Task details >>
Skip the pictures and repeat each line of the data exactly.

——

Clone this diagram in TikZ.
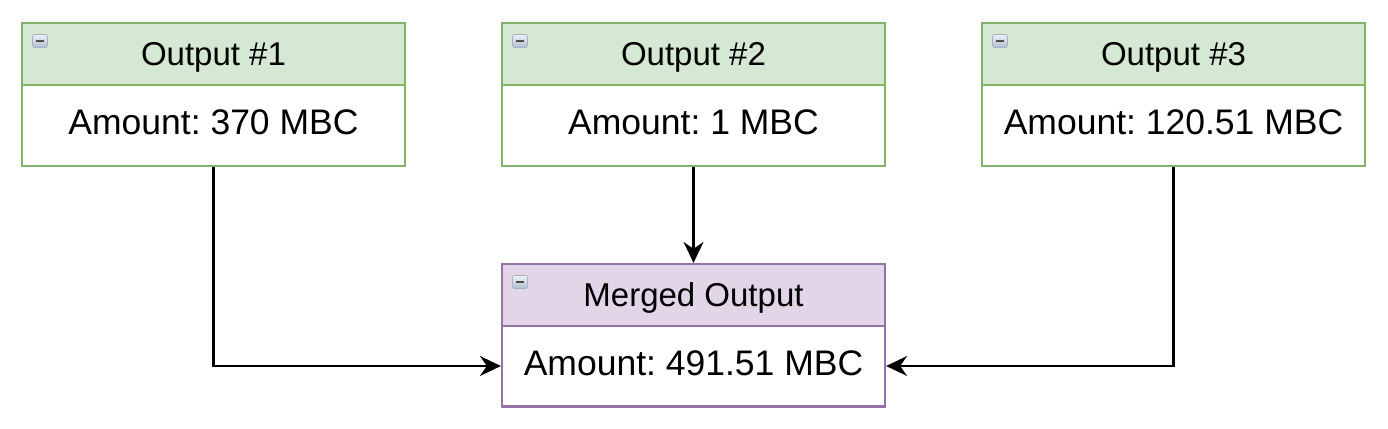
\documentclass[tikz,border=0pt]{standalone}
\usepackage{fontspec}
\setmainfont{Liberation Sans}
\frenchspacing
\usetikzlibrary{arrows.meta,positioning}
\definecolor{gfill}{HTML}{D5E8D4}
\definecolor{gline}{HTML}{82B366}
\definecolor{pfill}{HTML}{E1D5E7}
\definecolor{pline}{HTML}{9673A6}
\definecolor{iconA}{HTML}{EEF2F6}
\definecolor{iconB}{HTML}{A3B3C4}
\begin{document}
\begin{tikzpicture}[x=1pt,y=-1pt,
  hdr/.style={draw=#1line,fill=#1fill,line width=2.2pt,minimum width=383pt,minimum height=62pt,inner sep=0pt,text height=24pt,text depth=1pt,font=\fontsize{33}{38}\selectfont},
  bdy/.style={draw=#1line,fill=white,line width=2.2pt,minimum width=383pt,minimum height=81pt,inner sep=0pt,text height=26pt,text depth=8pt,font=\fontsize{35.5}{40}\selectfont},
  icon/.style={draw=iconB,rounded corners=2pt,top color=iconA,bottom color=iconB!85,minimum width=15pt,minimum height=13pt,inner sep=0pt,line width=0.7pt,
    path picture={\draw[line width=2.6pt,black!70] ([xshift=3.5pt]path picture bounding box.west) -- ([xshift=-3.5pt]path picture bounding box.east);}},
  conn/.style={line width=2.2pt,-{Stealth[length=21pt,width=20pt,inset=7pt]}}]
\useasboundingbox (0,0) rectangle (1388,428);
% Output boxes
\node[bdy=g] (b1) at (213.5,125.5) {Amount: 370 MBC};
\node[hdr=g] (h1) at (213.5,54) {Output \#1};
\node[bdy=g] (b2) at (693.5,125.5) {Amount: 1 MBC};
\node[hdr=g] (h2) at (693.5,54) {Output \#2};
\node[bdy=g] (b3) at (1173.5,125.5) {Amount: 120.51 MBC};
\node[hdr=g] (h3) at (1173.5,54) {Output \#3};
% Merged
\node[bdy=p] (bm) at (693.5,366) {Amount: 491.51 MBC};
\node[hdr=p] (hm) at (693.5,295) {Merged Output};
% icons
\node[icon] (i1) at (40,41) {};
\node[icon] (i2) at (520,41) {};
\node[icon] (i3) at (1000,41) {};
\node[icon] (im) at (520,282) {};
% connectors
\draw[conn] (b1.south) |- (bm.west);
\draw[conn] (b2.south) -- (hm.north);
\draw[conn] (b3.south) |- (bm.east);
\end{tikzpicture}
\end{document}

——

The result >>
Clone this diagram in TikZ.
\documentclass[tikz,border=0pt]{standalone}
\usepackage{fontspec}
\setmainfont{Liberation Sans}
\frenchspacing
\usetikzlibrary{arrows.meta,positioning}
\definecolor{gfill}{HTML}{D5E8D4}
\definecolor{gline}{HTML}{82B366}
\definecolor{pfill}{HTML}{E1D5E7}
\definecolor{pline}{HTML}{9673A6}
\definecolor{iconA}{HTML}{EEF2F6}
\definecolor{iconB}{HTML}{A3B3C4}
\begin{document}
\begin{tikzpicture}[x=1pt,y=-1pt,
  hdr/.style={draw=#1line,fill=#1fill,line width=2.2pt,minimum width=383pt,minimum height=62pt,inner sep=0pt,text height=24pt,text depth=1pt,font=\fontsize{33}{38}\selectfont},
  bdy/.style={draw=#1line,fill=white,line width=2.2pt,minimum width=383pt,minimum height=81pt,inner sep=0pt,text height=26pt,text depth=8pt,font=\fontsize{35.5}{40}\selectfont},
  icon/.style={draw=iconB,rounded corners=2pt,top color=iconA,bottom color=iconB!85,minimum width=15pt,minimum height=13pt,inner sep=0pt,line width=0.7pt,
    path picture={\draw[line width=2.6pt,black!70] ([xshift=3.5pt]path picture bounding box.west) -- ([xshift=-3.5pt]path picture bounding box.east);}},
  conn/.style={line width=2.2pt,-{Stealth[length=21pt,width=20pt,inset=7pt]}}]
\useasboundingbox (0,0) rectangle (1388,428);
% Output boxes
\node[bdy=g] (b1) at (213.5,125.5) {Amount: 370 MBC};
\node[hdr=g] (h1) at (213.5,54) {Output \#1};
\node[bdy=g] (b2) at (693.5,125.5) {Amount: 1 MBC};
\node[hdr=g] (h2) at (693.5,54) {Output \#2};
\node[bdy=g] (b3) at (1173.5,125.5) {Amount: 120.51 MBC};
\node[hdr=g] (h3) at (1173.5,54) {Output \#3};
% Merged
\node[bdy=p] (bm) at (693.5,366) {Amount: 491.51 MBC};
\node[hdr=p] (hm) at (693.5,295) {Merged Output};
% icons
\node[icon] (i1) at (40,41) {};
\node[icon] (i2) at (520,41) {};
\node[icon] (i3) at (1000,41) {};
\node[icon] (im) at (520,282) {};
% connectors
\draw[conn] (b1.south) |- (bm.west);
\draw[conn] (b2.south) -- (hm.north);
\draw[conn] (b3.south) |- (bm.east);
\end{tikzpicture}
\end{document}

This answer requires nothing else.